The cost of this technology could have something to do with that. According to the EST, an average 2.9kWp system will cost £11,700, including reduced rate VAT at 5%.
It would take some pretty compelling savings for most people to consider that kind of outlay.
Sunny side up
Is solar energy even possible for everyone? What if you live in Scotland? (Where I lived for six soggy years).The good news is that you can generate power even on cloudy days, as long as you have an unshaded roof that doesn't face north. If you want to know whether or not your home is suitable, there's a handy checklist on the British Gas website. Admittedly, one of the points is that your home isn't suitable if it's a basement flat, but most of it is useful stuff.
Eco win or eco bling?
But how much can you save or earn with your panels? There's a Solar Energy Calculator available from the Energy Saving Trust, which can give you a rough idea.

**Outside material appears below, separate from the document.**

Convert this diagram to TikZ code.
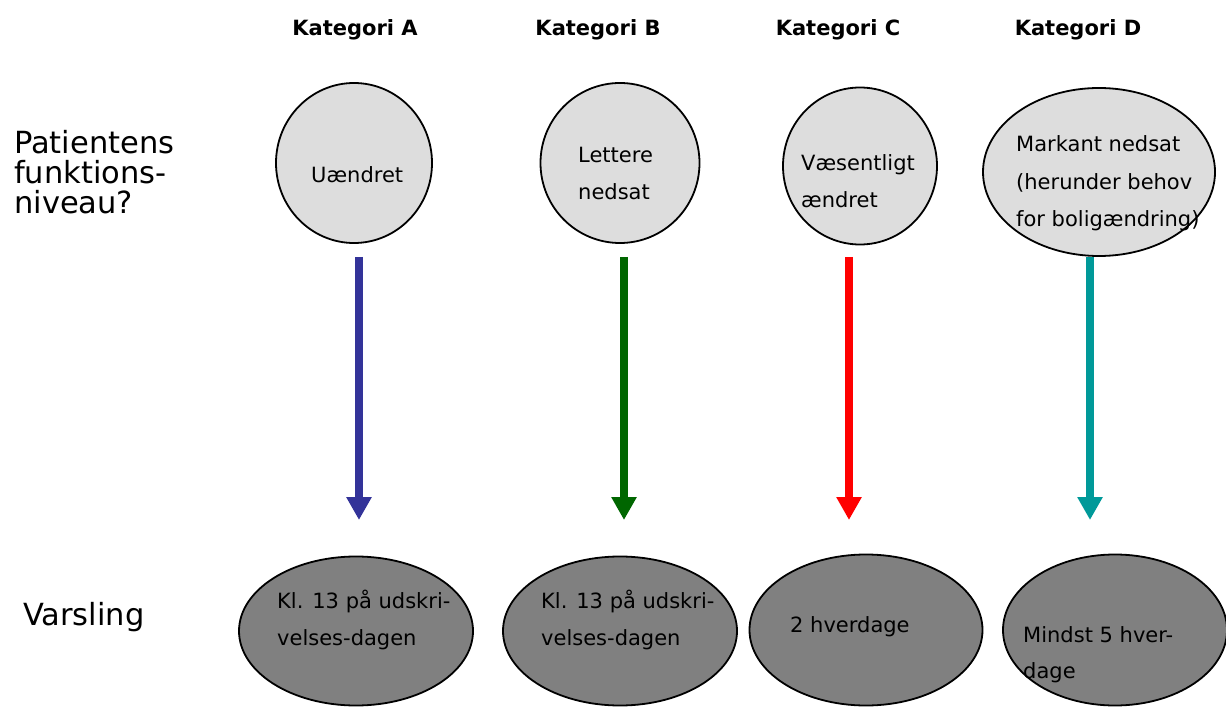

For example, I know that my roof is suitable, if not ideal, for PV panels: it has an east and west-facing roof, and it's not listed. According to the trust's calculator, I could generate 57% of my home's annual electricity through PV panels. It reports that I could make £803 in my first year and £18,323 over 25 years. However, the likely initial cost for my small roof would be £8,640. So I could make a total of £9,683 profit over a quarter of a century. But that's many years before I recoup my outlay.

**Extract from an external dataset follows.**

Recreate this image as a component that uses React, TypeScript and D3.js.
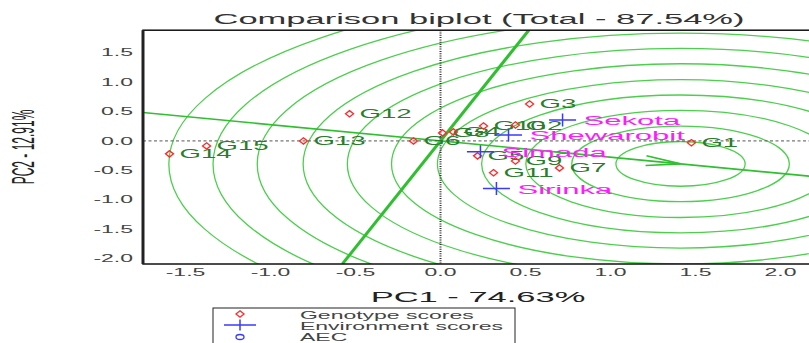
import React from 'react';
import * as d3 from 'd3';

const W = 809;
const H = 343;
const FONT = '"Liberation Sans", Arial, sans-serif';
const SX = 2.3; // horizontal stretch of the text in the picture

// genotype scores (PC1, PC2)
const GENOTYPES = ['G1', 'G2', 'G3', 'G4', 'G5', 'G6', 'G7', 'G8', 'G9', 'G10', 'G11', 'G12', 'G13', 'G14', 'G15'];
const G_PC1 = [1.476, 0.441, 0.524, 0.076, 0.218, -0.159, 0.7, 0.012, 0.441, 0.253, 0.312, -0.535, -0.806, -1.594, -1.376];
const G_PC2 = [-0.03, 0.27, 0.627, 0.153, -0.254, 0.0, -0.458, 0.136, -0.34, 0.254, -0.54, 0.46, 0.0, -0.22, -0.085];

// environment scores
const ENVS = ['Sekota', 'Shewarobit', 'Simada', 'Sirinka'];
const E_PC1 = [0.718, 0.4, 0.235, 0.329];
const E_PC2 = [0.356, 0.1, -0.186, -0.81];

// ideal genotype and concentric circle radii
const IDEAL = [1.412, -0.39];
const RADII = [0.38, 0.64, 0.91, 1.17, 1.43, 1.7, 1.96, 2.22, 2.49, 2.75, 3.01];

const X_TICKS = [-1.5, -1.0, -0.5, 0.0, 0.5, 1.0, 1.5, 2.0];
const Y_TICKS = [-2.0, -1.5, -1.0, -0.5, 0.0, 0.5, 1.0, 1.5];

const PLOT = { left: 143, top: 30.2, right: 831.5, bottom: 264 };

const x = d3.scaleLinear().domain([-1.75, 2.3]).range([PLOT.left, PLOT.right]);
const y = d3.scaleLinear().domain([-2.09, 1.88]).range([PLOT.bottom, PLOT.top]);

function SText({ x, y, text, size, anchor = 'start', fill = '#333', sx = SX }) {
  return (
    <text
      transform={`translate(${x},${y}) scale(${sx},1)`}
      textAnchor={anchor}
      fontSize={size}
      fontFamily={FONT}
      fill={fill}
    >
      {text}
    </text>
  );
}

function diamond(cx: number, cy: number) {
  return `M${cx},${cy - 3.2} L${cx + 4},${cy} L${cx},${cy + 3.2} L${cx - 4},${cy} Z`;
}

export default function App() {
  const [dom0, dom1] = x.domain();
  const [ydom0, ydom1] = y.domain();

  // average environment axis through origin and ideal genotype
  const slope = IDEAL[1] / IDEAL[0];
  const aec = d3.line<number[]>()([
    [x(dom0), y(slope * dom0)],
    [x(dom1), y(slope * dom1)],
  ]);
  const perp = d3.line<number[]>()([
    [x(ydom0 * -slope), y(ydom0)],
    [x(ydom1 * -slope), y(ydom1)],
  ]);

  // open arrow head at the ideal genotype
  const tipX = x(IDEAL[0]);
  const tipY = y(IDEAL[1]);
  const ang = Math.atan2(y(IDEAL[1]) - y(0), x(IDEAL[0]) - x(0));
  const back = ang + Math.PI;
  const half = (8 * Math.PI) / 180;
  const L = 35;
  const arrow = `M${tipX + L * Math.cos(back - half)},${tipY + L * Math.sin(back - half)} L${tipX},${tipY} L${tipX + L * Math.cos(back + half)},${tipY + L * Math.sin(back + half)}`;

  const kx = x(1) - x(0);
  const ky = y(0) - y(1);

  return (
    <div style={{ position: 'absolute', left: 0, top: 0 }}>
      <svg width={W} height={H} style={{ display: 'block', background: '#fff' }}>
        <defs>
          <clipPath id="plot-clip">
            <rect x={PLOT.left} y={PLOT.top} width={PLOT.right - PLOT.left} height={PLOT.bottom - PLOT.top} />
          </clipPath>
        </defs>

        <SText x={479} y={24} text="Comparison biplot (Total - 87.54%)" size={15} anchor="middle" fill="#333" />

        <g clipPath="url(#plot-clip)">
          {RADII.map((r) => (
            <ellipse
              key={r}
              cx={x(IDEAL[0])}
              cy={y(IDEAL[1])}
              rx={r * kx}
              ry={r * ky}
              fill="none"
              stroke="#4ccf4c"
              strokeWidth={1.3}
            />
          ))}

          <line x1={PLOT.left} x2={PLOT.right} y1={y(0)} y2={y(0)} stroke="#555" strokeWidth={1} strokeDasharray="3,2.5" />
          <line x1={x(0)} x2={x(0)} y1={PLOT.top} y2={PLOT.bottom} stroke="#333" strokeWidth={2} strokeDasharray="1,1.3" />

          <path d={aec} stroke="#2fbf2f" strokeWidth={1.6} fill="none" />
          <path d={perp} stroke="#2fbf2f" strokeWidth={3} fill="none" />
          <path d={arrow} stroke="#2fbf2f" strokeWidth={1.6} fill="none" />

          {GENOTYPES.map((g, i) => (
            <SText key={g} x={x(G_PC1[i]) + 10} y={y(G_PC2[i]) + 4.5} text={g} size={12} fill="#2a7d2a" />
          ))}
          {GENOTYPES.map((g, i) => (
            <path key={g} d={diamond(x(G_PC1[i]), y(G_PC2[i]))} fill="none" stroke="#ff2a2a" strokeWidth={1.3} />
          ))}

          {ENVS.map((e, i) => (
            <g key={e}>
              <line x1={x(E_PC1[i]) - 13.5} x2={x(E_PC1[i]) + 13.5} y1={y(E_PC2[i])} y2={y(E_PC2[i])} stroke="#3a3aff" strokeWidth={1.5} />
              <line x1={x(E_PC1[i])} x2={x(E_PC1[i])} y1={y(E_PC2[i]) - 6.5} y2={y(E_PC2[i]) + 6.5} stroke="#3a3aff" strokeWidth={1.5} />
              <SText x={x(E_PC1[i]) + 21} y={y(E_PC2[i]) + 5} text={e} size={13.5} fill="#ff1aff" />
            </g>
          ))}
        </g>

        {/* frame */}
        <rect
          x={PLOT.left}
          y={PLOT.top}
          width={PLOT.right - PLOT.left}
          height={PLOT.bottom - PLOT.top}
          fill="none"
          stroke="#111"
          strokeWidth={1.5}
        />
        <line x1={PLOT.left} x2={PLOT.left} y1={PLOT.top} y2={PLOT.bottom} stroke="#222" strokeWidth={3} />

        {X_TICKS.map((t) => (
          <SText key={t} x={x(t)} y={276} text={t.toFixed(1)} size={10} anchor="middle" fill="#444" />
        ))}
        {Y_TICKS.map((t) => (
          <SText key={t} x={133} y={y(t) + 3.6} text={t.toFixed(1)} size={10} anchor="end" fill="#444" />
        ))}

        <SText x={478} y={302} text="PC1 - 74.63%" size={15} anchor="middle" fill="#222" />
        <text
          transform="translate(34,147) rotate(-90) scale(1,2.6)"
          textAnchor="middle"
          fontSize={12}
          fontFamily={FONT}
          fill="#222"
        >
          PC2 - 12.91%
        </text>

        {/* legend */}
        <rect x={213} y={308} width={302} height={50} fill="#fff" stroke="#222" strokeWidth={1} />
        <path d={diamond(240, 314)} fill="none" stroke="#ff2a2a" strokeWidth={1.3} />
        <line x1={224} x2={256} y1={325} y2={325} stroke="#3a3aff" strokeWidth={1.5} />
        <line x1={240} x2={240} y1={319.5} y2={330.5} stroke="#3a3aff" strokeWidth={1.5} />
        <ellipse cx={240} cy={337} rx={4} ry={2.5} fill="none" stroke="#3a3aff" strokeWidth={1.3} />
        <SText x={300} y={318.5} text="Genotype scores" size={10} fill="#444" />
        <SText x={300} y={329.5} text="Environment scores" size={10} fill="#444" />
        <SText x={300} y={341} text="AEC" size={10} fill="#444" />
      </svg>
    </div>
  );
}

In environmental terms, the calculator concludes that 19.7 tonnes of CO2 would be saved thanks to my panels, which would generate 1,659kWh a year. The environmental savings seem more compelling than the financial.
If you can't quite lay your hands on nearly £12 grand, you're not alone. But there are schemes that could help. Some companies will install panels on your roof for free — and you get to keep all the energy you generate and use. However, any profits made by selling power back to the grid go to the company that installed your panels. These are sometimes called 'rent-a-roof schemes' and most last for up to 25 years.

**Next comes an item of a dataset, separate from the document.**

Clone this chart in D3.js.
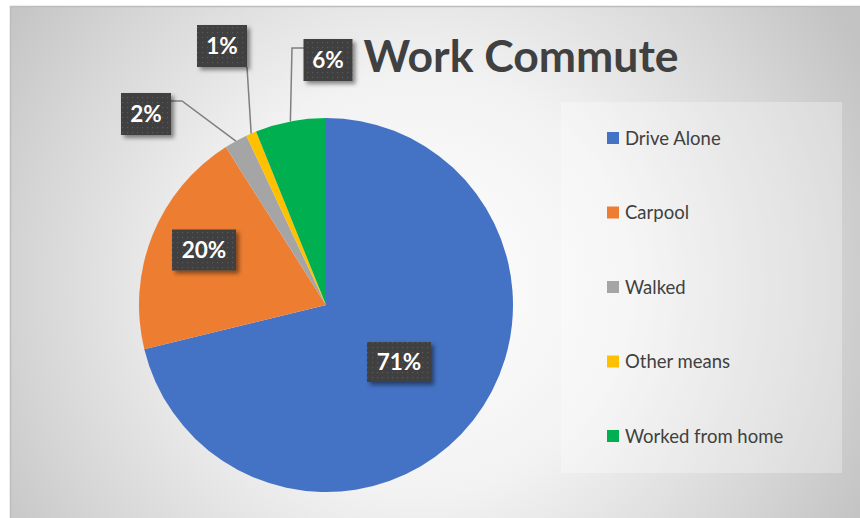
<!DOCTYPE html>
<html><head><meta charset="utf-8">
<script src="https://cdn.jsdelivr.net/npm/d3@7/dist/d3.min.js"></script>
<style>html,body{margin:0;padding:0;background:#fff}svg{display:block}</style>
</head><body>
<svg id="c" width="860" height="518"></svg>
<script>
const categories = ["Drive Alone", "Carpool", "Walked", "Other means", "Worked from home"];
const values = [71.2, 19.8, 2.0, 0.9, 6.1];
const labels = ["71%", "20%", "2%", "1%", "6%"];
const colors = ["#4472C4", "#ED7D31", "#A5A5A5", "#FFC000", "#00B050"];
const title = "Work Commute";

const W = 860, H = 518;
const svg = d3.select("#c");
const defs = svg.append("defs");

const bg = defs.append("radialGradient").attr("id", "bg")
  .attr("gradientUnits", "userSpaceOnUse").attr("cx", 420).attr("cy", 285).attr("r", 500);
bg.append("stop").attr("offset", "0").attr("stop-color", "#ffffff");
bg.append("stop").attr("offset", "0.42").attr("stop-color", "#f2f2f2");
bg.append("stop").attr("offset", "0.78").attr("stop-color", "#d6d6d6");
bg.append("stop").attr("offset", "1").attr("stop-color", "#c3c3c3");

const pat = defs.append("pattern").attr("id", "dots").attr("patternUnits", "userSpaceOnUse")
  .attr("width", 5).attr("height", 5);
pat.append("rect").attr("width", 5).attr("height", 5).attr("fill", "#3f3f3f");
pat.append("rect").attr("x", 2).attr("y", 2).attr("width", 1.2).attr("height", 1.2).attr("fill", "#5a5a5a");

const sh = defs.append("filter").attr("id", "sh").attr("x", "-30%").attr("y", "-30%").attr("width", "160%").attr("height", "160%");
sh.append("feDropShadow").attr("dx", 3).attr("dy", 3).attr("stdDeviation", 2.2)
  .attr("flood-color", "#000").attr("flood-opacity", 0.45);

// background
svg.append("rect").attr("x", 10).attr("y", 6).attr("width", W - 10).attr("height", H - 6).attr("fill", "url(#bg)");
svg.append("line").attr("x1", 10).attr("x2", W).attr("y1", 6.5).attr("y2", 6.5).attr("stroke", "#bdbdbd").attr("stroke-width", 1.5);
svg.append("line").attr("x1", 10.5).attr("x2", 10.5).attr("y1", 6).attr("y2", H).attr("stroke", "#bdbdbd").attr("stroke-width", 1.5);

// title
svg.append("text").attr("x", 521).attr("y", 72).attr("text-anchor", "middle")
  .attr("font-family", "Lato, 'Open Sans', sans-serif").attr("font-weight", 700)
  .attr("font-size", 44.5).attr("fill", "#404040").text(title);

// pie
const cx = 326, cy = 305, R = 187;
const pie = d3.pie().sort(null).value(d => d)(values);
const arc = d3.arc().innerRadius(0).outerRadius(R);
const g = svg.append("g").attr("transform", `translate(${cx},${cy})`);
g.selectAll("path").data(pie).join("path").attr("d", arc).attr("fill", (d, i) => colors[i]);

// label layout (box centres; leader elbows)
const layout = [
  {x: 399, y: 362, w: 64, h: 40},
  {x: 204, y: 250, w: 64, h: 41},
  {x: 146, y: 114, w: 50, h: 42, elbow: [[171, 101], [182, 101]]},
  {x: 222, y: 46, w: 50, h: 42, elbow: [[247, 67], [247, 67]]},
  {x: 328, y: 60, w: 49, h: 42, elbow: [[304, 48], [292, 48]]}
];

// leaders
pie.forEach((d, i) => {
  const L = layout[i];
  if (!L.elbow) return;
  const a = (d.startAngle + d.endAngle) / 2;
  const px = cx + R * Math.sin(a), py = cy - R * Math.cos(a);
  const pts = [L.elbow[0], L.elbow[1], [px, py]];
  svg.append("path").attr("d", d3.line()(pts)).attr("fill", "none")
    .attr("stroke", "#7f7f7f").attr("stroke-width", 1.5);
});

// label boxes
const lg = svg.append("g");
layout.forEach((L, i) => {
  lg.append("rect").attr("x", L.x - L.w / 2).attr("y", L.y - L.h / 2)
    .attr("width", L.w).attr("height", L.h).attr("fill", "url(#dots)").attr("filter", "url(#sh)");
  lg.append("text").attr("x", L.x).attr("y", L.y + 8).attr("text-anchor", "middle")
    .attr("font-family", "Lato, 'Open Sans', sans-serif").attr("font-weight", 700)
    .attr("font-size", 22.5).attr("fill", "#ffffff").text(labels[i]);
});

// legend
svg.append("rect").attr("x", 561).attr("y", 102).attr("width", 281).attr("height", 371)
  .attr("fill", "#ffffff").attr("fill-opacity", 0.3);
const ly = d3.scalePoint().domain(categories).range([138, 436]);
const leg = svg.append("g");
categories.forEach((c, i) => {
  leg.append("rect").attr("x", 607).attr("y", ly(c) - 6).attr("width", 12).attr("height", 12).attr("fill", colors[i]);
  leg.append("text").attr("x", 625).attr("y", ly(c) + 6.5)
    .attr("font-family", "Lato, 'Open Sans', sans-serif").attr("font-size", 18.5)
    .attr("fill", "#404040").text(c);
});
</script>
</body></html>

But some of these schemes have been criticised for not being in the homeowner's best interests, so if you're considering one, make sure you read all the small print.
I've decided this isn't suitable for the Hannah household, as we want to sell our home in the next year. I'm worried that tying the house to 25-year commitment like that will make that even harder.
Reading about other people's experiences with solar panels, I'm alarmed at how many cowboys and con artists operate within the environmental sphere.
Some people have been defrauded out of thousands of pounds, others have had shoddy work completed. Most common though are people being told their homes are suitable when they are not, and having inappropriate panels fitted.
Make sure you're using a reputable, recommended company and read reviews before you hand over any money. It's also worth getting several quotes to make sure you're being given reliable information. Be aware that only panels fitted by companies certified under the Microgeneration Certification Scheme will qualify for a feed-in tariff.
Eco on credit
I do believe that solar panels can save you money but only if you're looking at the long game. For many hard-up penny pinchers, finding that kind of money simply won't be possible, no matter how much they want to help the planet.
That's why I'm interested to see what's offered under the coalition's Green Deal. This will eventually see households given the chance to fit their homes with green technology and pay back the cost gradually through their energy bills. The government's plan is that the loan repayments will be entirely offset through the savings made, but hopefully some homes will be able to bring their bills down as well. You can find out which renewable technology is best for your home using the EST's questionnaire.
Not all homes will be suitable for mircogeneration technologies like solar panels or wind turbines — in fact many will be better off fitting better insulation, even if that is less glamorous. In the meantime, are solar panels worth the cost? Yes, but only if you're able to wait years to recover your outlay.